How Today’s Skeptical Supreme Court Could Block Net Neutrality Rules

President Joe Biden’s third attempt to install Gigi Sohn at the Federal Communications Commission (FCC) raises the probability that the agency will attempt to restore Obama-era net neutrality rules. But even if Sohn is confirmed and the FCC’s new Democratic majority tries to do so, the policy could meet its end in court.

Today’s Supreme Court is increasingly unwilling to defer to administrative agencies acting on the borders of their statutory authority—notably in West Virginia v. EPA (2022), a precedent that could thwart Democrats’ net neutrality aspirations. Indeed, Sohn herself conceded as much during her Senate nomination hearing last week, instead citing competing precedent from National Cable & Telecommunications Association v. Brand X (2005) to legitimize her policy goals.

Brand X‘s implications for net neutrality are nuanced. The Court found the relevant statute, the Telecommunications Act of 1996, to be ambiguous and yielded to the FCC’s assessment that internet service providers (ISPs) are not common carriers. At the time, this was a boon to opponents of net neutrality, since the FCC lacks authority to mandate net neutrality unless internet service providers are classified as such. That outcome hinged on Chevron deference, however, the judicial doctrine which holds that judges should give way to bureaucrats’ interpretation of unclear statutory language, established by Chevron U.S.A. Inc. v. Natural Resources Defense Council, Inc. (1984). Under Brand X precedent, if the FCC reverses course and classifies ISPs as common carriers, which is Sohn’s goal, the Court must yield. In short, while Brand X saved ISPs from common carrier status for the moment, it fortified a legal theory that might later doom them to the same fate.

However, while the Supreme Court ought to overturn Chevron, it could nonetheless reaffirm Brand X‘s immediate conclusion—that ISPs are not common carriers under the Telecommunications Act. There are forceful arguments that the technical functioning of ISPs in fact excludes them from that status under any plausible interpretation of the statute, arguments which “the D.C. Circuit gave only passing attention because of Chevron and the stare decisis effect of Brand X,” according to Daniel Lyons of the American Enterprise Institute.

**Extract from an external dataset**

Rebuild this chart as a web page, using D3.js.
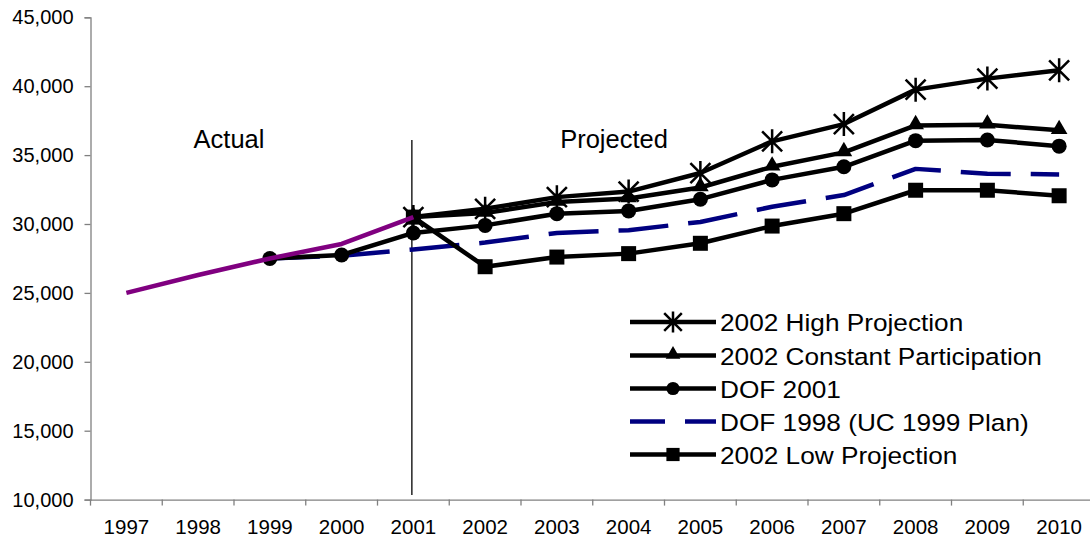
<!DOCTYPE html>
<html>
<head>
<meta charset="utf-8">
<script src="https://cdn.jsdelivr.net/npm/d3@7"></script>
<style>
  body { margin: 0; background: #fff; }
  text { font-family: Arial, "Liberation Sans", sans-serif; fill: #000; }
</style>
</head>
<body>
<script>
/* Years on the x axis */
var years = ['1997', '1998', '1999', '2000', '2001', '2002', '2003',
             '2004', '2005', '2006', '2007', '2008', '2009', '2010'];

/* Series values, null where a series has no point */
var actual = [25000, 26300, 27500, 28550, 30500, null, null,
              null, null, null, null, null, null, null];
var highProj = [null, null, null, null, 30500, 31100, 31950,
                32350, 33700, 36000, 37250, 39750, 40550, 41150];
var constPart = [null, null, null, null, 30500, 30800, 31600,
                 31850, 32650, 34150, 35200, 37150, 37200, 36800];
var dof2001 = [null, null, 27500, 27750, 29350, 29900, 30750,
               30950, 31800, 33200, 34150, 36050, 36100, 35650];
var dof1998 = [null, null, 27500, 27700, 28150, 28650, 29350,
               29550, 30150, 31250, 32100, 34000, 33650, 33600];
var lowProj = [null, null, null, null, 30500, 26900, 27600,
               27850, 28600, 29850, 30750, 32450, 32450, 32050];

var yTicks = [10000, 15000, 20000, 25000, 30000, 35000, 40000, 45000];

var legendNames = ['2002 High Projection', '2002 Constant Participation',
                   'DOF 2001', 'DOF 1998 (UC 1999 Plan)', '2002 Low Projection'];

/* Plot area */
var width = 1090, height = 543;
var svg = d3.select('body').append('svg')
    .attr('width', width)
    .attr('height', height);

var x = d3.scaleBand().domain(years).range([90.5, 1095]).paddingInner(0).paddingOuter(0);
var y = d3.scaleLinear().domain([10000, 45000]).range([499.6, 17.3]);
function cx(d, i) { return x(years[i]) + x.bandwidth() / 2; }

/* Y axis */
var yAxis = svg.append('g')
    .attr('transform', 'translate(90.5,0)')
    .call(d3.axisLeft(y).tickValues(yTicks).tickSizeOuter(0).tickSize(6)
          .tickPadding(11).tickFormat(d3.format(',')));
yAxis.select('.domain').attr('stroke', '#808080').attr('stroke-width', 1.3);
yAxis.selectAll('.tick line').attr('stroke', '#808080').attr('stroke-width', 1.3);
yAxis.selectAll('text').attr('font-size', '20px').attr('fill', '#000');

/* X axis: labels at centres, ticks on the band edges */
var xAxis = svg.append('g')
    .attr('transform', 'translate(0,499.6)')
    .call(d3.axisBottom(x).tickSize(0).tickSizeOuter(0).tickPadding(20));
xAxis.select('.domain').attr('stroke', '#808080').attr('stroke-width', 1.3);
xAxis.selectAll('text').attr('font-size', '20.5px').attr('fill', '#000');
xAxis.selectAll('line.edge')
    .data(years)
    .enter().append('line')
    .attr('class', 'edge')
    .attr('x1', function (d) { return x(d); })
    .attr('x2', function (d) { return x(d); })
    .attr('y1', 0).attr('y2', 6)
    .attr('stroke', '#808080').attr('stroke-width', 1.3);

/* Actual / Projected divider and captions */
svg.append('line')
    .attr('x1', x('2001') + x.bandwidth() / 2 - 1.5)
    .attr('x2', x('2001') + x.bandwidth() / 2 - 1.5)
    .attr('y1', 140).attr('y2', 495)
    .attr('stroke', '#000').attr('stroke-width', 1.3);
svg.append('text').attr('x', 229).attr('y', 148).attr('text-anchor', 'middle')
    .attr('font-size', '25.5px').text('Actual');
svg.append('text').attr('x', 614).attr('y', 148).attr('text-anchor', 'middle')
    .attr('font-size', '25.5px').text('Projected');

/* Marker shapes */
function starPath(s) {
    var h = s / 2;
    return 'M' + (-h) + ',' + (-h) + 'L' + h + ',' + h +
        'M' + (-h) + ',' + h + 'L' + h + ',' + (-h) +
        'M0,' + (-h * 1.2) + 'L0,' + (h * 1.2);
}
function drawMarker(g, type, px, py, scale) {
    scale = scale || 1;
    if (type === 'star') {
        g.append('path').attr('d', starPath(20 * scale))
            .attr('transform', 'translate(' + px + ',' + py + ')')
            .attr('stroke', '#000').attr('stroke-width', 2.5).attr('fill', 'none');
    } else if (type === 'triangle') {
        g.append('path').attr('d', d3.symbol(d3.symbolTriangle, 120 * scale * scale)())
            .attr('transform', 'translate(' + px + ',' + (py - 1) + ')')
            .attr('fill', '#000');
    } else if (type === 'circle') {
        g.append('circle').attr('cx', px).attr('cy', py).attr('r', 7.5 * scale)
            .attr('fill', '#000');
    } else if (type === 'square') {
        var s = 15 * scale;
        g.append('rect').attr('x', px - s / 2).attr('y', py - s / 2)
            .attr('width', s).attr('height', s).attr('fill', '#000');
    }
}

var series = [
    {values: dof1998, color: '#000080', dash: '50,20', marker: null},
    {values: lowProj, color: '#000', dash: null, marker: 'square'},
    {values: dof2001, color: '#000', dash: null, marker: 'circle'},
    {values: constPart, color: '#000', dash: null, marker: 'triangle'},
    {values: highProj, color: '#000', dash: null, marker: 'star'},
    {values: actual, color: '#800080', dash: null, marker: null}
];

var line = d3.line()
    .defined(function (d) { return d !== null; })
    .x(cx)
    .y(function (d) { return y(d); });

series.forEach(function (s) {
    var g = svg.append('g');
    g.append('path')
        .attr('d', line(s.values))
        .attr('fill', 'none')
        .attr('stroke', s.color)
        .attr('stroke-width', 4.5)
        .attr('stroke-linejoin', 'round')
        .attr('stroke-dasharray', s.dash);
    if (s.marker) {
        s.values.forEach(function (v, i) {
            if (v !== null) drawMarker(g, s.marker, cx(v, i), y(v));
        });
    }
});

/* Legend */
var legendMarkers = ['star', 'triangle', 'circle', null, 'square'];
var legendRows = [322, 355.5, 388.5, 421.5, 454.5];
var legend = svg.append('g');
legendNames.forEach(function (name, i) {
    var row = legend.append('g');
    var ly = legendRows[i];
    row.append('line')
        .attr('x1', 630).attr('x2', 716).attr('y1', ly).attr('y2', ly)
        .attr('stroke', i === 3 ? '#000080' : '#000')
        .attr('stroke-width', 4.5)
        .attr('stroke-dasharray', i === 3 ? '35,20' : null);
    if (legendMarkers[i]) drawMarker(row, legendMarkers[i], 673, ly, 0.88);
    row.append('text')
        .attr('transform', 'translate(720,' + (ly + 9) + ') scale(1.07,1)')
        .attr('font-size', '24.5px').text(name);
});
</script>
</body>
</html>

To be regulated as common carriers, ISPs must be classified as “telecommunications” services rather than “information” services. “Telecommunications” services transmit material data “without change in the form or content,” the act says, while information services include “the offering of a capability for generating, acquiring, storing, transforming, processing, retrieving, utilizing, or making available information via telecommunications.” In short, if a business offers various services which manipulate data, it is not, statutorily, a “telecommunications” service and is, therefore, immune from common carrier rules.

“Most broadband providers offer many services alongside data transport, such as web browsing, email, and cloud storage, which meet one or more of the enhanced services identified in the statutory definition,” Lyons argues. “The fact that consumers may purchase some of these services from third parties instead does not change the fact that the ISPs ‘offer’ them – and ISPs bundle data transport with some information services such as DNS lookup and caching that consumers cannot get elsewhere.”

Moreover, many typical common carrier regulations, drafted to control telephone services, “simply cannot apply to broadband providers,” Lyons continues. The FCC dodged the obvious conclusion—that broadband providers ought not be considered common carriers—by exempting broadband from the myriad inapt requirements.

So, Brand X‘s legal reasoning, though not its regulatory impact, ought to be upended. 

Clarence Thomas, the sole remaining justice from Brand X, has recanted his vote and urged his colleagues to revisit the 2005 majority’s Chevron-based conclusions. Whether Thomas will manage to assemble a majority to explicitly renounce Chevron is unclear, but the Court has in recent years hamstrung the doctrine by generally ignoring it.

“Although I authored Brand X, ‘it is never too late to “surrende[r] former views to a better considered position,”‘” Thomas wrote in 2020. Brand X appears to be inconsistent with the Constitution, the Administrative Procedure Act (APA), and traditional tools of statutory interpretation.”